Langkah Pasti Berantas Korupsi
Kunjungan itu dilaksanakan secara berturut-turut pada 26 Oktober 2004 ke Kejaksaan Agung dan Polri, dilanjutkan sehari berikutnya, 27 Oktober 2004, kunjungan ke Kantor Ditjen Bea dan Cukai serta ke Ditjen Pajak, yaitu enam hari setelah pelantikan dan diangkat sumpahnya sebagai presiden. Kunjungan ini sesungguhnya bukan sebagai kunjungan biasa, melainkan kunjungan dengan misi amanah yang serius.
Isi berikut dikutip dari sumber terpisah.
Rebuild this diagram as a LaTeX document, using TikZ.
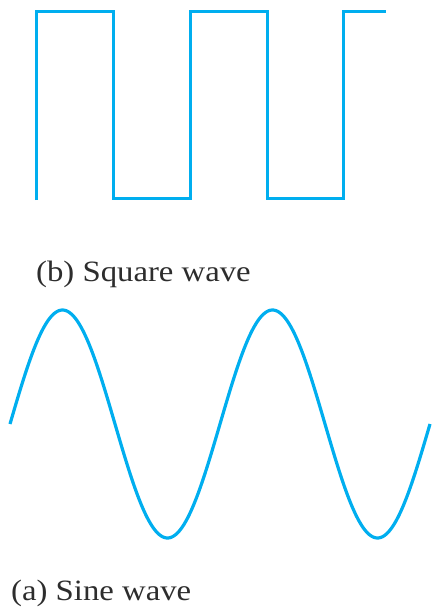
\documentclass[tikz,border=0pt]{standalone}
\usepackage{fontspec}
\setmainfont{Liberation Serif}
\definecolor{wavecyan}{RGB}{0,174,239}
\definecolor{labelgray}{RGB}{45,45,45}
\begin{document}
\begin{tikzpicture}[x=1pt,y=-1pt,
  wave/.style={draw=wavecyan,line width=3pt,line join=miter},
  caption/.style={anchor=base west,inner sep=0pt,text=labelgray,font=\fontsize{29.5}{31}\selectfont}]
\useasboundingbox (0,0) rectangle (433,607);
% square wave
\draw[wave] (36.7,200) -- (36.7,12) -- (113,12) -- (113,198) -- (190,198) -- (190,12)
  -- (267,12) -- (267,198) -- (343,198) -- (343,12) -- (386,12);
\node[caption] (sq) at (36,281) {\scalebox{1.11}[1]{(b) Square wave}};
% sine wave
\draw[wave,line width=3.2pt] plot[domain=10:430,samples=240,smooth] (\x,{424-114*sin((\x-10)*1.7142857)});
\node[caption] (si) at (11,600) {\scalebox{1.11}[1]{(a) Sine wave}};
\end{tikzpicture}
\end{document}
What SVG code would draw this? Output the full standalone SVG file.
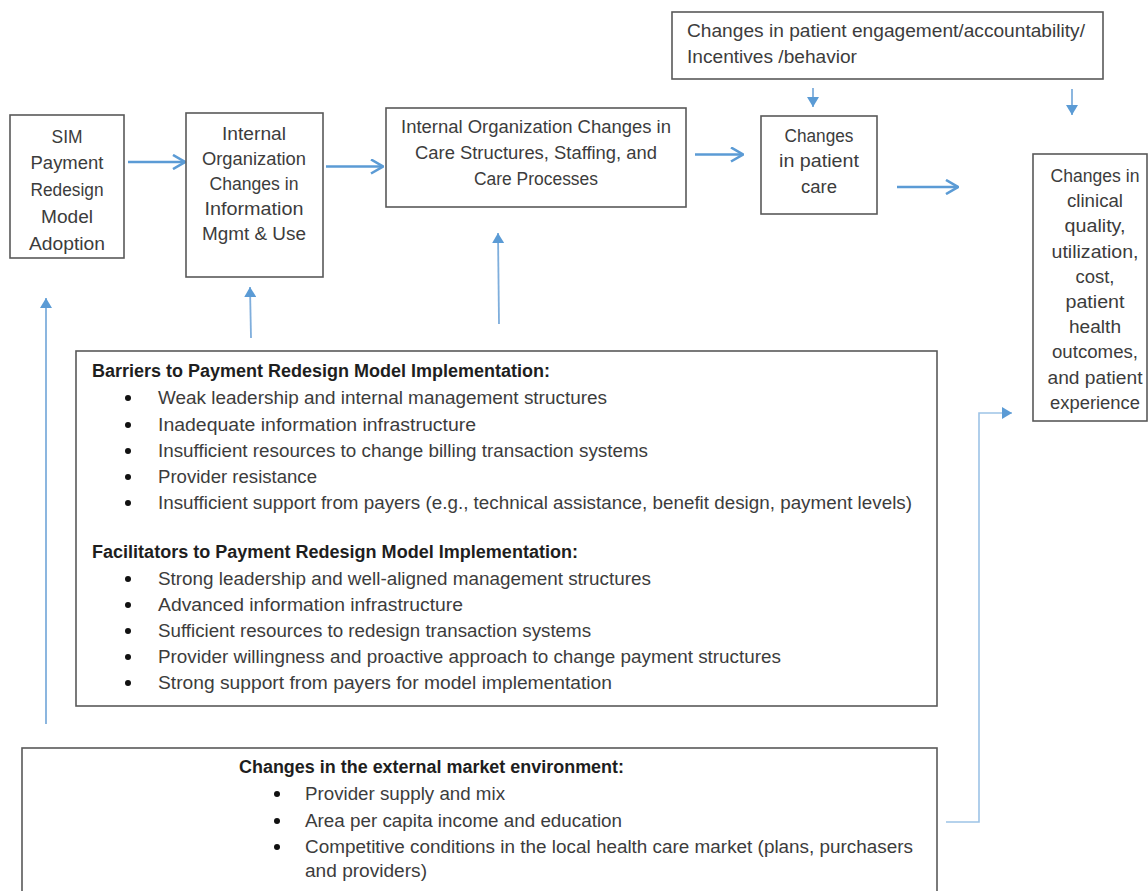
<svg xmlns="http://www.w3.org/2000/svg" width="1148" height="891" viewBox="0 0 1148 891">
<style>
.box{fill:#fff;stroke:#595959;stroke-width:1.6}
.t{font-family:"Liberation Sans",Arial,sans-serif;font-size:17.5px;fill:#3c3c3c}
.c{text-anchor:middle}
.b{font-weight:bold;fill:#1e1e1e}
.thick{stroke:#5B9BD5;stroke-width:2.6;fill:none}
.thin{stroke:#7FAEDC;stroke-width:1.8;fill:none}
.elbow{stroke:#9DC3E6;stroke-width:1.6;fill:none}
.dot{fill:#111}
</style>
<defs>
<marker id="open" viewBox="0 0 14 16" refX="13" refY="8" markerWidth="14" markerHeight="16" markerUnits="userSpaceOnUse" orient="auto">
<path d="M1,1 L13,8 L1,15" fill="none" stroke="#5B9BD5" stroke-width="2.6"/>
</marker>
<marker id="tri" viewBox="0 0 10 12" refX="10" refY="6" markerWidth="10" markerHeight="12" markerUnits="userSpaceOnUse" orient="auto">
<path d="M0,0 L10,6 L0,12 z" fill="#5B9BD5"/>
</marker>
</defs>

<g id="connectors">
<line class="thick" x1="128" y1="162" x2="185" y2="162" marker-end="url(#open)"/>
<line class="thick" x1="326" y1="166.5" x2="383" y2="166.5" marker-end="url(#open)"/>
<line class="thick" x1="695" y1="154.5" x2="743" y2="154.5" marker-end="url(#open)"/>
<line class="thick" x1="897" y1="187" x2="958" y2="187" marker-end="url(#open)"/>
<line class="thin" x1="813" y1="88" x2="813" y2="107" marker-end="url(#tri)"/>
<line class="thin" x1="1072" y1="89" x2="1072" y2="115" marker-end="url(#tri)"/>
<line class="thin" x1="46" y1="724" x2="46" y2="298" marker-end="url(#tri)"/>
<line class="thin" x1="251" y1="338" x2="250" y2="287" marker-end="url(#tri)"/>
<line class="thin" x1="499" y1="324" x2="498" y2="233" marker-end="url(#tri)"/>
<polyline class="elbow" points="946,822 979,822 979,413 1012,413" marker-end="url(#tri)"/>
</g>

<g id="sim">
<rect class="box" x="10" y="115" width="114" height="143"/>
<text class="t c" x="67" y="143" textLength="31" lengthAdjust="spacingAndGlyphs">SIM</text>
<text class="t c" x="67" y="169" textLength="73" lengthAdjust="spacingAndGlyphs">Payment</text>
<text class="t c" x="67" y="196" textLength="73" lengthAdjust="spacingAndGlyphs">Redesign</text>
<text class="t c" x="67" y="223" textLength="52" lengthAdjust="spacingAndGlyphs">Model</text>
<text class="t c" x="67" y="250" textLength="76" lengthAdjust="spacingAndGlyphs">Adoption</text>
</g>

<g id="info">
<rect class="box" x="186" y="113" width="137" height="164"/>
<text class="t c" x="254" y="140" textLength="64" lengthAdjust="spacingAndGlyphs">Internal</text>
<text class="t c" x="254" y="165" textLength="104" lengthAdjust="spacingAndGlyphs">Organization</text>
<text class="t c" x="254" y="190" textLength="89" lengthAdjust="spacingAndGlyphs">Changes in</text>
<text class="t c" x="254" y="215" textLength="99" lengthAdjust="spacingAndGlyphs">Information</text>
<text class="t c" x="254" y="240" textLength="104" lengthAdjust="spacingAndGlyphs">Mgmt &amp; Use</text>
</g>

<g id="care">
<rect class="box" x="386" y="108" width="300" height="99"/>
<text class="t c" x="536" y="133" textLength="270" lengthAdjust="spacingAndGlyphs">Internal Organization Changes in</text>
<text class="t c" x="536" y="159" textLength="242" lengthAdjust="spacingAndGlyphs">Care Structures, Staffing, and</text>
<text class="t c" x="536" y="185" textLength="124" lengthAdjust="spacingAndGlyphs">Care Processes</text>
</g>

<g id="engagement">
<rect class="box" x="672" y="12" width="431" height="67"/>
<text class="t" x="687" y="37" textLength="398" lengthAdjust="spacingAndGlyphs">Changes in patient engagement/accountability/</text>
<text class="t" x="687" y="63" textLength="170" lengthAdjust="spacingAndGlyphs">Incentives /behavior</text>
</g>

<g id="patientcare">
<rect class="box" x="761" y="116" width="116" height="98"/>
<text class="t c" x="819" y="142" textLength="69" lengthAdjust="spacingAndGlyphs">Changes</text>
<text class="t c" x="819" y="167" textLength="80" lengthAdjust="spacingAndGlyphs">in patient</text>
<text class="t c" x="819" y="193" textLength="36" lengthAdjust="spacingAndGlyphs">care</text>
</g>

<g id="outcomes">
<rect class="box" x="1033" y="154" width="114" height="267"/>
<text class="t c" x="1095" y="182" textLength="89" lengthAdjust="spacingAndGlyphs">Changes in</text>
<text class="t c" x="1095" y="207" textLength="56" lengthAdjust="spacingAndGlyphs">clinical</text>
<text class="t c" x="1095" y="232" textLength="61" lengthAdjust="spacingAndGlyphs">quality,</text>
<text class="t c" x="1095" y="258" textLength="87" lengthAdjust="spacingAndGlyphs">utilization,</text>
<text class="t c" x="1095" y="283" textLength="39" lengthAdjust="spacingAndGlyphs">cost,</text>
<text class="t c" x="1095" y="308" textLength="59" lengthAdjust="spacingAndGlyphs">patient</text>
<text class="t c" x="1095" y="333" textLength="52" lengthAdjust="spacingAndGlyphs">health</text>
<text class="t c" x="1095" y="358" textLength="86" lengthAdjust="spacingAndGlyphs">outcomes,</text>
<text class="t c" x="1095" y="384" textLength="95" lengthAdjust="spacingAndGlyphs">and patient</text>
<text class="t c" x="1095" y="409" textLength="90" lengthAdjust="spacingAndGlyphs">experience</text>
</g>

<g id="barriers">
<rect class="box" x="76" y="351" width="861" height="355"/>
<text class="t b" x="92" y="377" textLength="458" lengthAdjust="spacingAndGlyphs">Barriers to Payment Redesign Model Implementation:</text>
<circle class="dot" cx="128" cy="398" r="3"/>
<text class="t" x="158" y="404" textLength="449" lengthAdjust="spacingAndGlyphs">Weak leadership and internal management structures</text>
<circle class="dot" cx="128" cy="425" r="3"/>
<text class="t" x="158" y="431" textLength="318" lengthAdjust="spacingAndGlyphs">Inadequate information infrastructure</text>
<circle class="dot" cx="128" cy="451" r="3"/>
<text class="t" x="158" y="457" textLength="490" lengthAdjust="spacingAndGlyphs">Insufficient resources to change billing transaction systems</text>
<circle class="dot" cx="128" cy="477" r="3"/>
<text class="t" x="158" y="483" textLength="159" lengthAdjust="spacingAndGlyphs">Provider resistance</text>
<circle class="dot" cx="128" cy="503" r="3"/>
<text class="t" x="158" y="509" textLength="754" lengthAdjust="spacingAndGlyphs">Insufficient support from payers (e.g., technical assistance, benefit design, payment levels)</text>
<text class="t b" x="92" y="558" textLength="486" lengthAdjust="spacingAndGlyphs">Facilitators to Payment Redesign Model Implementation:</text>
<circle class="dot" cx="128" cy="579" r="3"/>
<text class="t" x="158" y="585" textLength="493" lengthAdjust="spacingAndGlyphs">Strong leadership and well-aligned management structures</text>
<circle class="dot" cx="128" cy="605" r="3"/>
<text class="t" x="158" y="611" textLength="305" lengthAdjust="spacingAndGlyphs">Advanced information infrastructure</text>
<circle class="dot" cx="128" cy="631" r="3"/>
<text class="t" x="158" y="637" textLength="433" lengthAdjust="spacingAndGlyphs">Sufficient resources to redesign transaction systems</text>
<circle class="dot" cx="128" cy="657" r="3"/>
<text class="t" x="158" y="663" textLength="623" lengthAdjust="spacingAndGlyphs">Provider willingness and proactive approach to change payment structures</text>
<circle class="dot" cx="128" cy="683" r="3"/>
<text class="t" x="158" y="689" textLength="454" lengthAdjust="spacingAndGlyphs">Strong support from payers for model implementation</text>
</g>

<g id="external">
<rect class="box" x="22" y="748" width="915" height="160"/>
<text class="t b" x="239" y="773" textLength="385" lengthAdjust="spacingAndGlyphs">Changes in the external market environment:</text>
<circle class="dot" cx="277" cy="794" r="3"/>
<text class="t" x="305" y="800" textLength="200" lengthAdjust="spacingAndGlyphs">Provider supply and mix</text>
<circle class="dot" cx="277" cy="821" r="3"/>
<text class="t" x="305" y="827" textLength="317" lengthAdjust="spacingAndGlyphs">Area per capita income and education</text>
<circle class="dot" cx="277" cy="847" r="3"/>
<text class="t" x="305" y="853" textLength="608" lengthAdjust="spacingAndGlyphs">Competitive conditions in the local health care market (plans, purchasers</text>
<text class="t" x="305" y="877" textLength="122" lengthAdjust="spacingAndGlyphs">and providers)</text>
</g>
</svg>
Yaitu amanah penegakan hukum, pemberantasan korupsi, penciptaan rasa aman, dan upaya menggali terobosan mewujudkan kehidupan masyarakat bangsa Indonesia yang sejahtera dan berkeadilan. Kenapa empat instansi itu yang menjadi prioritas kunjungan Presiden SBY dalam mengawali tugasnya saat itu? Presiden SBY mengungkapkan bahwa dalam penyerapan terhadap aspirasi masyarakat selama tujuh bulan efektif dalam kunjungannya ke berbagai daerah, sebelum diangkat sebagai presiden, SBY telah bertemu, berdialog, mendengarkan pikiran, kritik, dan harapan berbagai kelompok masyarakat.
Kesimpulannya, ada tiga permasalahan urgen yang menjadi sumber kerisauan dan sekaligus dambaan masyarakat untuk secara serius ditangani pemerintah yaitu tegaknya hukum, dihapusnya praktik korupsi, kolusi dan nepotisme, serta terciptanya rasa aman dalam kehidupan masyarakat. Tiga hal tersebut merupakan faktor penting bagi terwujudnya kehidupan yang sejahtera dan adil dalam masyarakat.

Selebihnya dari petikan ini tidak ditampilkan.